Raoul, la bête au visage de lézard (Guillaume Chouinard), cherche à devenir un homme et réclame sa liberté à son dompteur (Frédéric Teyssier). Leur querelle épique dégénère à un point tel que les comédiens «décrochent» de leur rôle, déchirés entre leur réalité d’interprète et celle de leur personnage.

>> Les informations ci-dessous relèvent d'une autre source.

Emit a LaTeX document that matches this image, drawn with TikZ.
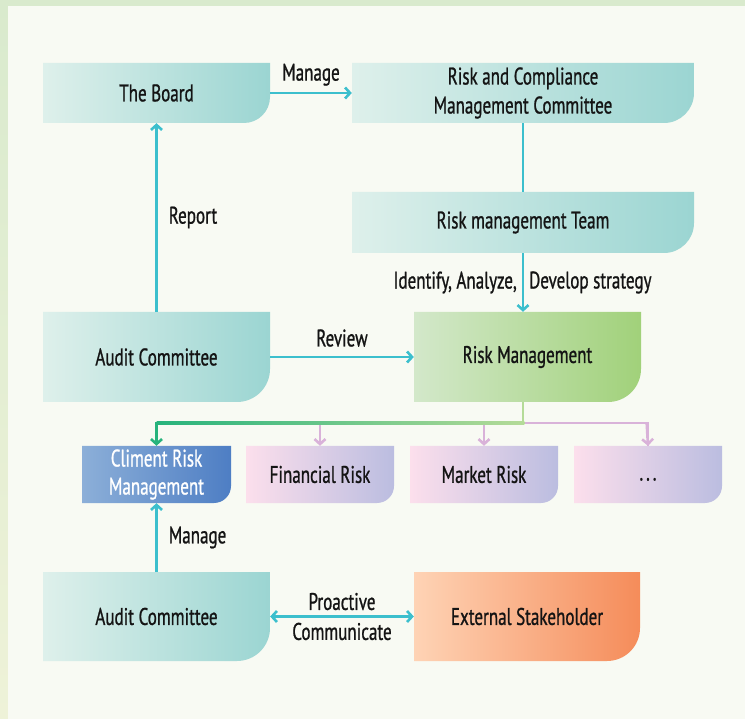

Entraînant dans leur schizophrénie une complice aussi désorientée qu’eux (Guillermina Kerwin), les protagonistes se confrontent aux limites de l’illusion théâtrale en multipliant les ruptures de ton, les envolées verbales à l’emporte-pièce, les pitreries scabreuses et les acrobaties spectaculaires autour d’une cage sphérique suspendue.

Malgré des numéros d’acteurs savoureux et les perles que contient le texte baroque de Frédéric Teyssier – qui sait se moquer avec bonheur de ses propres prétentions littéraires -, le critique de théâtre en vint, lui aussi, à décrocher de son «rôle» de spectateur avant la fin de la pièce. Déboussolé par cette allégorie qui se complaît un peu trop dans l’absurde, l’auteur de ces lignes se perdit quelque part, entre la réalité et la fiction…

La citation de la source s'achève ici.